Angesichts dieser Situation hat sich das Sächsische Staatsministerium der Finanzen am 15.07.2020 dafür ausgesprochen, Unternehmern ohne gesonderten Antrag aus Billigkeitsgründen (§ 148 Abgabenordnung) bei Erfüllung der folgenden Voraussetzungen mehr Zeit zur Kassenumrüstung bis längstens zum 31.03.2021 zu geben:
  1. Die technisch notwendigen Anpassungen und Aufrüstungen von Registrierkassen bzw. Kassensysteme einschließlich Tablets oder Softwarelösungen mit Kassenfunktion mit einer mit einer zertifizierten technischen Sicherheitseinrichtung (tSE) sind – soweit möglich - umgehend durchzuführen und die rechtlichen Voraussetzungen unverzüglich zu erfüllen.

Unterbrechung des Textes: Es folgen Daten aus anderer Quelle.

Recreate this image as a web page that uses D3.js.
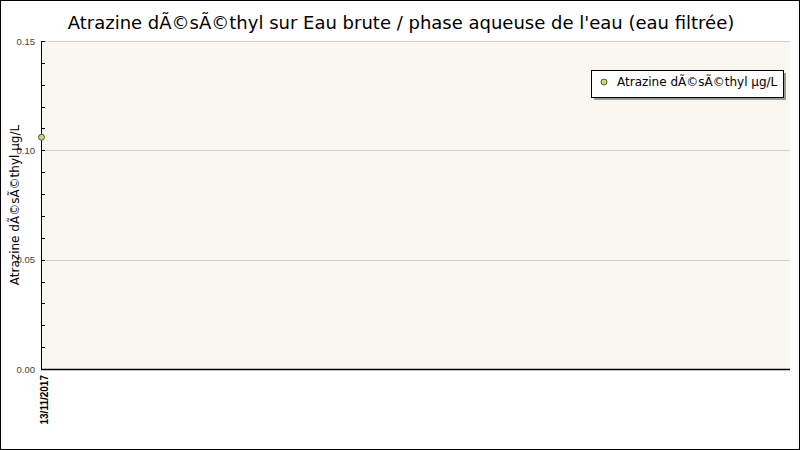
<!DOCTYPE html>
<html>
<head>
<meta charset="utf-8">
<script src="https://cdn.jsdelivr.net/npm/d3@7"></script>
<style>
  body { margin: 0; background: #fff; }
  svg { display: block; }
</style>
</head>
<body>
<svg id="chart" width="800" height="450"></svg>
<script>
// Data
const dates = ["13/11/2017"];
const values = [0.106];
const yTicks = [0, 0.05, 0.10, 0.15];
const seriesName = "Atrazine dÃ©sÃ©thyl µg/L";
const title = "Atrazine dÃ©sÃ©thyl sur Eau brute / phase aqueuse de l'eau (eau filtrée)";
const yLabel = "Atrazine dÃ©sÃ©thyl µg/L";

const width = 800, height = 450;
const margin = { top: 41, right: 10, bottom: 81, left: 41 };
const plotW = width - margin.left - margin.right;
const plotH = height - margin.top - margin.bottom;

const svg = d3.select("#chart");

// outer frame
svg.append("rect")
  .attr("x", 0.5).attr("y", 0.5)
  .attr("width", width - 1).attr("height", height - 1)
  .attr("fill", "#fff").attr("stroke", "#000");

const x = d3.scalePoint().domain(dates).range([0, plotW]).padding(0).align(0);
const y = d3.scaleLinear().domain([0, 0.15]).range([plotH, 0]);

const g = svg.append("g").attr("transform", `translate(${margin.left},${margin.top})`);

// plot background
g.append("rect")
  .attr("width", plotW).attr("height", plotH)
  .attr("fill", "#f8f8f0");

// grid lines
g.selectAll(".grid").data(yTicks.filter(d => d > 0))
  .enter().append("line")
  .attr("x1", 0).attr("x2", plotW)
  .attr("y1", d => Math.round(y(d)) + 0.5).attr("y2", d => Math.round(y(d)) + 0.5)
  .attr("stroke", "#d0d0d0");

// minor ticks
const minor = d3.range(0, 0.1501, 0.01);
g.selectAll(".minor").data(minor)
  .enter().append("line")
  .attr("x1", 0).attr("x2", 4)
  .attr("y1", d => Math.round(y(d)) + 0.5).attr("y2", d => Math.round(y(d)) + 0.5)
  .attr("stroke", "#000");

// y axis
const yAxis = g.append("g")
  .call(d3.axisLeft(y).tickValues(yTicks).tickFormat(d3.format(".2f")).tickSize(0).tickPadding(6));
yAxis.select(".domain").remove();
yAxis.selectAll("text")
  .attr("font-family", "Liberation Sans, Arial, sans-serif")
  .attr("font-size", 9.5)
  .attr("fill", "#444");

// axis lines
g.append("line").attr("x1", 0.5).attr("x2", 0.5).attr("y1", 0).attr("y2", plotH)
  .attr("stroke", "#000");
g.append("line").attr("x1", 0).attr("x2", plotW).attr("y1", plotH + 0.5).attr("y2", plotH + 0.5)
  .attr("stroke", "#000").attr("stroke-width", 1.5);

// x axis labels
g.selectAll(".xlab").data(dates)
  .enter().append("text")
  .attr("transform", d => `translate(${x(d) + 7},${plotH + 6}) rotate(-90)`)
  .attr("text-anchor", "end")
  .attr("font-family", "Liberation Sans, Arial, sans-serif")
  .attr("font-weight", "bold")
  .attr("font-size", 10)
  .attr("fill", "#000")
  .text(d => d);

// points
g.selectAll(".pt").data(values)
  .enter().append("circle")
  .attr("cx", (d, i) => x(dates[i]) + 0.5)
  .attr("cy", d => y(d))
  .attr("r", 3)
  .attr("fill", "#c8d86a")
  .attr("stroke", "#333")
  .attr("stroke-width", 0.8);

// title
svg.append("text")
  .attr("x", 401).attr("y", 29)
  .attr("text-anchor", "middle")
  .attr("font-family", "DejaVu Sans, sans-serif")
  .attr("font-size", 18)
  .attr("fill", "#000")
  .text(title);

// y axis title
svg.append("text")
  .attr("transform", `translate(19,${margin.top + plotH / 2}) rotate(-90)`)
  .attr("text-anchor", "middle")
  .attr("font-family", "DejaVu Sans, sans-serif")
  .attr("font-size", 12)
  .attr("fill", "#000")
  .text(yLabel);

// legend
const lg = svg.append("g").attr("transform", "translate(591,70)");
lg.append("rect").attr("x", 3).attr("y", 3).attr("width", 192).attr("height", 27).attr("fill", "#999");
lg.append("rect").attr("x", 0.5).attr("y", 0.5).attr("width", 192).attr("height", 27)
  .attr("fill", "#fff").attr("stroke", "#000");
lg.append("circle").attr("cx", 13).attr("cy", 12).attr("r", 3)
  .attr("fill", "#c8d86a").attr("stroke", "#333").attr("stroke-width", 0.8);
lg.append("text").attr("x", 26).attr("y", 16)
  .attr("font-family", "DejaVu Sans, sans-serif")
  .attr("font-size", 12)
  .attr("fill", "#000")
  .text(seriesName);
</script>
</body>
</html>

  2. Alle gesetzlichen Anforderungen nach § 146a Abgabenordnung, zu denen auch die Belegausgabepflicht zählt, müssen – sofern diese bereits umsetzbar sind – erfüllt werden.
  3. Bis spätestens zum 31.08.2020 muss ein Kassenfachhändler, ein Kassenhersteller oder ein Dienstleister im Kassenbereich mit dem fristgerechten Einbau einer tSE beauftragt worden sein.
  4. Soweit der Einbau einer cloudbasierten tSE vorgesehen, eine solche aber noch nicht verfügbar ist, ist die Nichtverfügbarkeit durch geeignete Dokumente nachzuweisen
  5. Die Nachweise sind im Rahmen der gesetzlichen Aufbewahrungsfristen vorzuhalten und auf Verlangen vorzulegen.
Im Hinblick auf das am 11.09.2020 veröffentlichte BMF-Schreiben vom 18.08.2020 hat das Sächsische Staatsministerium der Finanzen am 16.09.2020 klargestellt, dass die in Sachsen geltende Nichtbeanstandungsregelung zur Kassenumrüstung bis spätestens 31.03.2021 weiterhin uneingeschränkt gilt.